Workers in North Carolina received some welcome news last week – the signing of a Memorandum of Understanding between the NC Industrial Commission and the U.S. Department of Labor that should make it easier for both agencies to investigate cases of employee misclassification. The term misclassification refers to workers whose employers have incorrectly treated them as independent contractors rather than employees.
Misclassified workers miss out on many of the benefits of employees, including worker’s compensation, unemployment insurance, and overtime pay. But the damage goes beyond the harm to individual workers—the state loses tax dollars because employers are not paying their share of payroll taxes, a problem that is well documented.
Surprisingly, employee misclassification is not illegal in North Carolina. While there have been efforts to address this, the General Assembly has not passed legislation that would impose penalties on employers who misclassify workers.
The good news, however, is that workers who are incorrectly treated as independent contractors now have the option to make a complaint with the Employee Classification Section of the NC Industrial Commission.

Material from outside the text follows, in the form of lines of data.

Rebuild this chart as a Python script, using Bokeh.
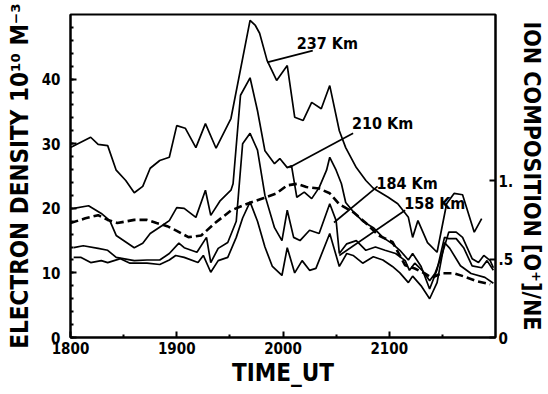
from bokeh.plotting import figure
from bokeh.models import Range1d, LinearAxis, FixedTicker
from bokeh.core.properties import value
from bokeh.embed import file_html
from bokeh.resources import INLINE

FONT = "DejaVu Sans Condensed"

# ---- data (time in HHMM-like linear units, density in 1e10 m^-3) ----
t_237 = [1800, 1819, 1826, 1835, 1843, 1852, 1860, 1868, 1875, 1884, 1893, 1900, 1908, 1918,
         1927, 1937, 1951, 1969, 1974, 1978, 1985, 1994, 2004, 2011, 2019, 2027, 2036, 2044,
         2053, 2059, 2069, 2078, 2085, 2099, 2108, 2118, 2122, 2127, 2136, 2145, 2154, 2161,
         2169, 2180, 2187]
v_237 = [29.4, 31.0, 29.9, 29.7, 25.9, 24.3, 22.4, 23.4, 26.2, 27.4, 27.9, 32.8, 32.4, 29.4,
         33.1, 29.3, 33.9, 49.1, 48.3, 47.1, 42.9, 39.8, 42.1, 34.1, 33.6, 36.4, 35.4, 39.0,
         32.0, 29.4, 26.3, 24.3, 23.1, 21.7, 20.7, 18.6, 15.5, 18.1, 14.7, 13.2, 20.7, 22.3,
         22.1, 16.3, 18.4]

t_210 = [1803, 1817, 1829, 1837, 1843, 1860, 1868, 1875, 1886, 1893, 1900, 1907, 1918, 1927,
         1932, 1941, 1951, 1953, 1960, 1969, 1976, 1983, 1992, 1997, 2004, 2008, 2013, 2020,
         2027, 2034, 2041, 2044, 2050, 2055, 2059, 2066, 2075, 2085, 2094, 2103, 2110, 2118,
         2122, 2130, 2138, 2145, 2152, 2156, 2163, 2170, 2178, 2187, 2192, 2198]
v_210 = [20.0, 20.4, 19.2, 18.1, 15.8, 13.9, 14.6, 16.1, 17.3, 18.1, 20.1, 20.0, 18.6, 22.8,
         18.9, 21.2, 22.8, 23.8, 37.5, 40.2, 35.1, 28.9, 26.9, 27.7, 26.3, 26.6, 21.7, 22.5,
         21.5, 23.2, 25.9, 27.9, 25.9, 23.8, 20.9, 19.5, 18.0, 17.0, 15.5, 14.5, 13.5, 12.0,
         13.0, 11.0, 7.5, 10.5, 15.5, 15.3, 15.3, 13.9, 11.1, 10.8, 11.9, 10.4]

t_184 = [1803, 1812, 1826, 1835, 1843, 1860, 1872, 1884, 1893, 1902, 1907, 1919, 1928, 1932,
         1939, 1948, 1956, 1962, 1969, 1976, 1983, 1992, 1999, 2004, 2010, 2016, 2025, 2034,
         2044, 2050, 2053, 2060, 2069, 2078, 2087, 2096, 2106, 2115, 2119, 2124, 2131, 2138,
         2143, 2149, 2156, 2163, 2169, 2178, 2184, 2189, 2195, 2198]
v_184 = [13.9, 14.2, 13.8, 13.5, 12.4, 11.9, 12.0, 12.0, 13.0, 14.6, 13.9, 13.2, 15.5, 11.6,
         13.8, 14.7, 18.0, 30.0, 31.6, 29.0, 22.0, 17.0, 15.0, 19.7, 15.5, 15.0, 16.6, 16.1,
         20.7, 18.1, 13.0, 14.5, 15.0, 13.5, 14.0, 13.5, 13.0, 11.9, 10.4, 11.5, 10.4, 8.8,
         9.9, 12.5, 16.3, 16.3, 15.5, 12.2, 11.6, 12.7, 11.9, 10.8]

t_158 = [1803, 1810, 1819, 1829, 1835, 1847, 1856, 1872, 1884, 1893, 1899, 1907, 1920, 1925,
         1932, 1939, 1948, 1956, 1962, 1969, 1976, 1983, 1990, 1999, 2004, 2011, 2018, 2025,
         2031, 2044, 2053, 2060, 2066, 2075, 2085, 2094, 2103, 2110, 2118, 2122, 2130, 2138,
         2145, 2152, 2157, 2167, 2177, 2190, 2198]
v_158 = [12.4, 12.4, 11.6, 11.9, 11.6, 12.2, 11.5, 11.5, 11.3, 12.0, 12.7, 12.4, 11.6, 12.7,
         10.1, 11.9, 12.4, 15.5, 18.5, 21.0, 18.0, 14.0, 11.0, 9.6, 13.9, 10.0, 11.9, 10.4,
         10.7, 16.1, 11.0, 13.0, 12.7, 11.5, 12.5, 12.0, 11.0, 10.0, 8.5, 9.5, 8.0, 6.0,
         8.5, 14.7, 13.8, 11.1, 9.9, 9.3, 8.4]

# ion composition [O+]/Ne (right axis)
t_ion = [1800, 1814, 1826, 1835, 1844, 1860, 1872, 1881, 1891, 1900, 1911, 1923, 1936, 1951,
         1969, 1982, 1994, 2004, 2013, 2022, 2034, 2044, 2053, 2066, 2078, 2090, 2103, 2115,
         2124, 2133, 2140, 2149, 2161, 2170, 2182, 2195]
r_ion = [0.73, 0.76, 0.78, 0.75, 0.73, 0.75, 0.75, 0.73, 0.71, 0.68, 0.64, 0.65, 0.73, 0.81,
         0.86, 0.89, 0.92, 0.97, 0.98, 0.96, 0.95, 0.92, 0.85, 0.80, 0.73, 0.65, 0.61, 0.46,
         0.44, 0.41, 0.38, 0.41, 0.41, 0.39, 0.36, 0.34]

# curve labels: text, text anchor (t, v), leader from (t, v) to (t, v)
lab_text = ["237 Km", "210 Km", "184 Km", "158 Km"]
lab_t = [2013, 2065, 2088, 2114]
lab_v = [44.1, 31.6, 22.4, 19.3]
lead_t0 = [2028, 2066, 2089, 2115]
lead_v0 = [44.4, 31.6, 23.4, 19.7]
lead_t1 = [1985, 2006, 2048, 2053]
lead_v1 = [42.6, 26.3, 17.8, 12.7]

x_ticks = [1800, 1900, 2000, 2100]
x_minor = [1850, 1950, 2050, 2150]
y_ticks = [0, 10, 20, 30, 40]
y_minor = list(range(0, 50, 2))
r_ticks = [0, 0.5, 1.0]
r_tick_labels = {0: "0", 0.5: ".5", 1: "1."}

p = figure(width=548, height=394, output_backend="svg", toolbar_location=None,
           x_range=Range1d(1800, 2200), y_range=Range1d(0, 50),
           min_border_left=70, min_border_right=46, min_border_top=14, min_border_bottom=57)
p.extra_y_ranges = {"ion": Range1d(0, 2.06)}
p.grid.visible = False
p.background_fill_color = "white"
p.border_fill_color = "white"
p.outline_line_color = "black"
p.outline_line_width = 2

def style_axis(ax, size="15px"):
    ax.axis_line_color = "black"
    ax.axis_line_width = 2
    ax.major_tick_in = 6
    ax.major_tick_out = 0
    ax.minor_tick_in = 3
    ax.minor_tick_out = 0
    ax.major_tick_line_width = 2
    ax.minor_tick_line_width = 2
    ax.major_label_text_font = FONT
    ax.major_label_text_font_style = "bold"
    ax.major_label_text_font_size = size
    ax.major_label_text_color = "black"
    ax.axis_label_text_font = FONT
    ax.axis_label_text_font_style = "bold"
    ax.axis_label_text_color = "black"

xa = p.xaxis[0]
xa.ticker = FixedTicker(ticks=x_ticks, minor_ticks=x_minor)
xa.axis_label = "TIME_UT"
style_axis(xa)
xa.axis_label_text_font_size = "24px"
xa.major_label_standoff = 4
xa.axis_label_standoff = 2

ya = p.yaxis[0]
ya.ticker = FixedTicker(ticks=y_ticks, minor_ticks=y_minor)
ya.axis_label = "ELECTRON DENSITY 10¹⁰ M⁻³"
style_axis(ya)
ya.axis_label_text_font_size = "24px"
ya.major_label_standoff = 10
ya.axis_label_standoff = 5

ra = LinearAxis(y_range_name="ion", ticker=FixedTicker(ticks=r_ticks),
                axis_label="ION COMPOSITION [O⁺]/NE")
style_axis(ra)
ra.major_label_overrides = r_tick_labels
ra.axis_label_text_font_size = "23px"
ra.major_label_standoff = 3
ra.axis_label_standoff = 3
p.add_layout(ra, "right")

for t, v in [(t_237, v_237), (t_210, v_210), (t_184, v_184), (t_158, v_158)]:
    p.line(t, v, line_color="black", line_width=1.7)

p.line(t_ion, r_ion, y_range_name="ion", line_color="black", line_width=2.6,
       line_dash="8 4")

p.segment(lead_t0, lead_v0, lead_t1, lead_v1, line_color="black", line_width=1.7)
p.text(lab_t, lab_v, text=lab_text, text_font=value(FONT), text_font_style="bold",
       text_font_size="16px", text_color="black", text_baseline="bottom", text_align="left")

open("out.html", "w").write(file_html(p, INLINE))
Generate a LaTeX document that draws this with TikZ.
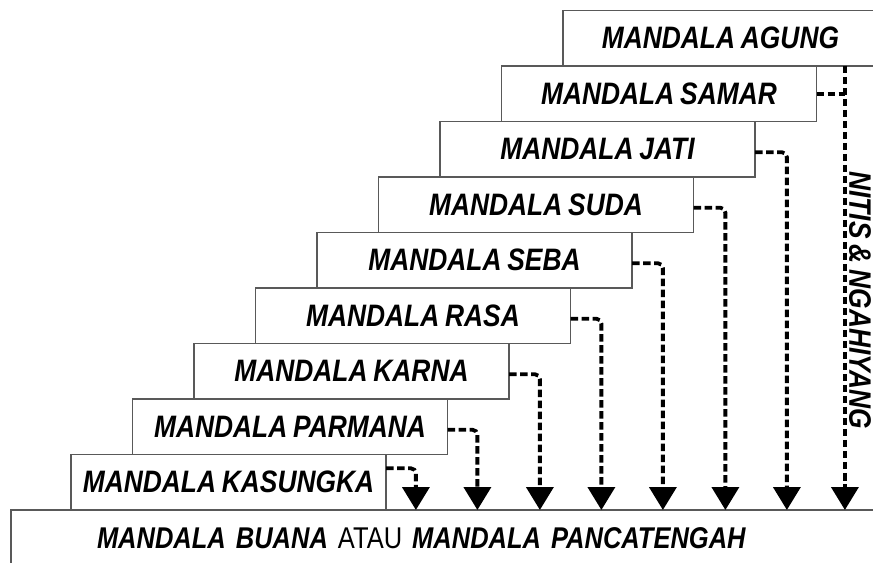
\documentclass[tikz,border=0pt]{standalone}
\usepackage{fontspec}
\newfontfamily\mandalafont[FakeStretch=0.85, WordSpace=0.8]{Liberation Sans}
\usetikzlibrary{positioning}
\usetikzlibrary{arrows.meta}
\usetikzlibrary{calc}

\begin{document}
\begin{tikzpicture}[
  x=1bp, y=1bp,
  font=\mandalafont\bfseries\itshape\fontsize{31bp}{33bp}\selectfont,
  box/.style={
    draw=black!65, line width=1.3bp, fill=white,
    anchor=north west,
    minimum width=315bp, minimum height=55.5bp,
    inner sep=0pt, outer sep=0pt
  },
  link/.style={line width=3.8bp, dash pattern=on 7.5bp off 3.5bp, rounded corners=5bp},
  arrow/.style={link, -{Triangle[length=23bp, width=27bp]}},
  side/.style={rotate=-90}
]

\clip (0,0) rectangle (873,563);

% --- Staircase of mandalas ---
\node[box] (agung) at (563,552.5) {MANDALA AGUNG};
\node[box] (samar) at ($(agung.south west)+(-61.5,0)$) {MANDALA SAMAR};
\node[box] (jati) at ($(samar.south west)+(-61.5,0)$) {MANDALA JATI};
\node[box] (suda) at ($(jati.south west)+(-61.5,0)$) {MANDALA SUDA};
\node[box] (seba) at ($(suda.south west)+(-61.5,0)$) {MANDALA SEBA};
\node[box] (rasa) at ($(seba.south west)+(-61.5,0)$) {MANDALA RASA};
\node[box] (karna) at ($(rasa.south west)+(-61.5,0)$) {MANDALA KARNA};
\node[box] (parmana) at ($(karna.south west)+(-61.5,0)$) {MANDALA PARMANA};
\node[box] (kasungka) at ($(parmana.south west)+(-61.5,0)$) {MANDALA KASUNGKA};

% --- Base (runs off the page) ---
\node[box, minimum height=57bp, text width=800bp, inner xsep=86bp, align=left,
      font=\mandalafont\bfseries\itshape\fontsize{30bp}{32bp}\selectfont] (buana)
  at ($(kasungka.south west)+(-60,0)$)
  {MANDALA BUANA {\mdseries\upshape ATAU} MANDALA PANCATENGAH};

% --- Dashed links down to the base ---
\draw[arrow] ([yshift=14]kasungka.east) -| ([xshift=30]kasungka.east |- buana.north);
\draw[arrow] ([yshift=-3]parmana.east) -| ([xshift=30]parmana.east |- buana.north);
\draw[arrow] ([yshift=-3]karna.east) -| ([xshift=31]karna.east |- buana.north);
\draw[arrow] ([yshift=-3]rasa.east) -| ([xshift=31]rasa.east |- buana.north);
\draw[arrow] ([yshift=-3]seba.east) -| ([xshift=31]seba.east |- buana.north);
\draw[arrow] ([yshift=-3]suda.east) -| ([xshift=32]suda.east |- buana.north);
\draw[arrow] ([yshift=-3]jati.east) -| ([xshift=32]jati.east |- buana.north);
\draw[link] (samar.east) -- ([xshift=28.5]samar.east);
\draw[arrow] ([xshift=28.5]samar.north east) -- ([xshift=28.5]samar.east |- buana.north);

% --- Side label ---
\node[side, inner sep=1pt] (nitis) at (860,263) {NITIS \& NGAHIYANG};

\end{tikzpicture}
\end{document}
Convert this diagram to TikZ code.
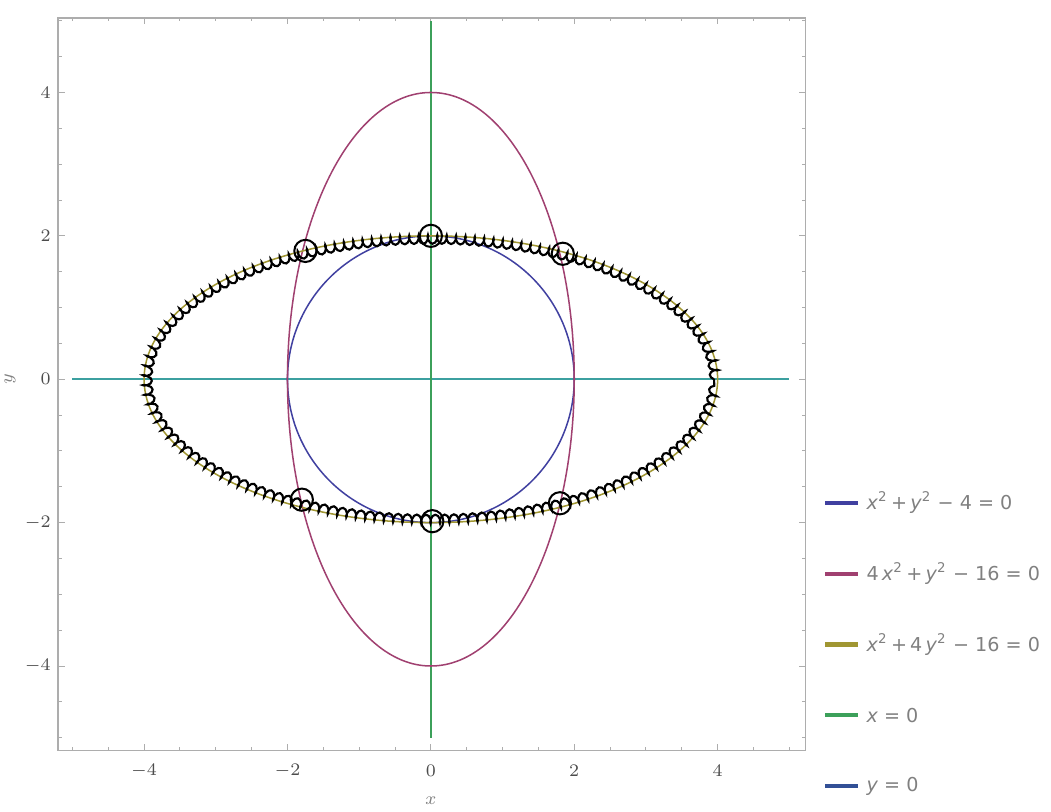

The Section coordinates with other state agencies so they may undertake their own investigations into whether the employer owes unemployment taxes, should be paying overtime to its workers, has not been properly paying payroll taxes, or needs to purchase workers’ compensation insurance.
The new MOU with the U.S. Department of Labor will also ensure that evidence of misclassification is shared between the state and federal governments. It’s a good step toward the broader reform that is needed to protect workers and provide revenue to the state.